Congressional district boundaries have to be redrawn by the state Legislature every decade, after the national Census completes its work, to ensure that each member of Congress represents roughly the same number of people. Historically, it’s been a highly contentious issue, because Republicans and Democrats never agree to any map that decreases their political power.

Ten years ago, the new map had to be drawn by a judge, because Colorado legislators couldn’t come to an agreement.

This year, it appears that the same thing will happen. Democrats, who control the state Senate and the governor’s office, have introduced a map at the Capitol that Republicans have said is blatant gerrymandering, drawn to make it easier for Democrats to win congressional seats statewide. Democrats, meanwhile, have accused the GOP of similar misdeeds.

Several residents Saturday called the Demmocrat’s proposed map “absurd” and “ridiculous,” and said the plan and the process are charged with partisan politics. Manitou Springs City Councilman Matt Carpenter mocked the idea that Capitol Democrats would suggest that Fort Carson and Schriever Air Force Base aren’t part of the Colorado Springs area.

“Have you seen how many guys come through here to do the incline during training?” he said.
One woman pointed out that a Denver Democrat on the bipartisan redistricting committee had said part of the reasoning behind their map is that both bases are too far from Colorado Springs to be considered as part of their community.

Lee chuckled, and said, “Does that tell you how far Denver is from Colorado Springs? On a map, it’s about 60 miles, but it’s an eternity in the thought process.”

Lee told the room that the motivation behind the Democrats’ map was to create competitive districts. He read from a statement issued by Sen.
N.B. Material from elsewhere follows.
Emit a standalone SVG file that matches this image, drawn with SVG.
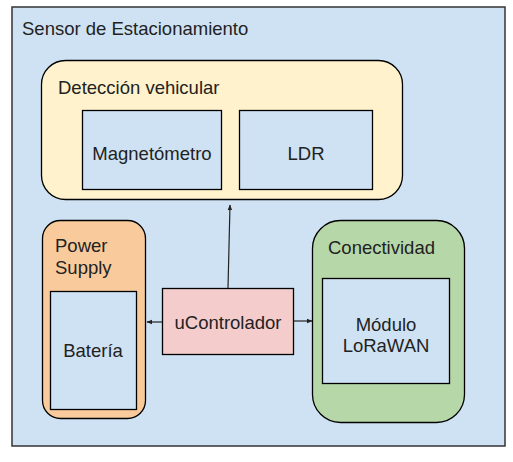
<svg xmlns="http://www.w3.org/2000/svg" width="513" height="462" viewBox="0 0 513 462">
<style>
text{font-family:"Liberation Sans",Arial,sans-serif;font-size:18.5px;fill:#222}
.c{text-anchor:middle}
.b{stroke:#000;stroke-width:1.3}
.cn{stroke:#222;stroke-width:1.2;fill:none}
</style>
<defs>
<marker id="ah" viewBox="0 0 10 10" refX="9" refY="5" markerWidth="6" markerHeight="6" orient="auto" markerUnits="userSpaceOnUse">
<path d="M0,1 L10,5 L0,9 z" fill="#222"/>
</marker>
</defs>
<rect width="513" height="462" fill="#fff"/>
<g id="sensor">
<rect x="12" y="7" width="493" height="439" fill="#cfe2f3" stroke="#333" stroke-width="1.5"/>
<text x="22" y="35">Sensor de Estacionamiento</text>
</g>
<g id="deteccion">
<rect x="41.5" y="60.5" width="361" height="139" rx="24" fill="#fff2cc" class="b"/>
<text x="58" y="94">Detección vehicular</text>
</g>
<g id="magnetometro">
<rect x="82.5" y="110.5" width="139" height="79" fill="#cfe2f3" class="b"/>
<text x="152" y="160" class="c">Magnetómetro</text>
</g>
<g id="ldr">
<rect x="239.5" y="110.5" width="133" height="79" fill="#cfe2f3" class="b"/>
<text x="306" y="160" class="c">LDR</text>
</g>
<g id="power">
<rect x="42.5" y="220.5" width="103" height="198" rx="18" fill="#f9cb9c" class="b"/>
<text x="55" y="252">Power</text>
<text x="55" y="274">Supply</text>
</g>
<g id="bateria">
<rect x="50.5" y="291.5" width="86" height="118" fill="#cfe2f3" class="b"/>
<text x="93" y="357" class="c">Batería</text>
</g>
<g id="conectividad">
<rect x="312.5" y="220.5" width="152" height="202" rx="28" fill="#b6d7a8" class="b"/>
<text x="328" y="254">Conectividad</text>
</g>
<g id="lorawan">
<rect x="322.5" y="278.5" width="127" height="105" fill="#cfe2f3" class="b"/>
<text x="386" y="331" class="c">Módulo</text>
<text x="386" y="352" class="c">LoRaWAN</text>
</g>
<g id="ucontrolador">
<rect x="162.5" y="288.5" width="131" height="66" fill="#f4cccc" class="b"/>
<text x="228" y="329" class="c">uControlador</text>
</g>
<g id="connectors">
<line x1="228" y1="288" x2="230" y2="205" class="cn" marker-end="url(#ah)"/>
<line x1="162" y1="322" x2="147" y2="322" class="cn" marker-end="url(#ah)"/>
<line x1="294" y1="321" x2="312" y2="321" class="cn" marker-end="url(#ah)"/>
</g>
</svg>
Rollie Heath, D-Boulder, which said their aim was to prevent electing members of congress who will hold their seats indefinitely, due to huge partisan advantages in Denver, Boulder and Colorado Springs.

He also said it could be beneficial for the Colorado Springs area and Colorado’s military to have two members Congress advocating for them, instead of just one.

But Lee also agreed with many of the residents who complained that none of maps Democrats have proposed over the past few weeks have made any sense geographically.

“Under some of the maps, Aurora is split into four different districts. I kind of scratched my head at that one,” said Lee.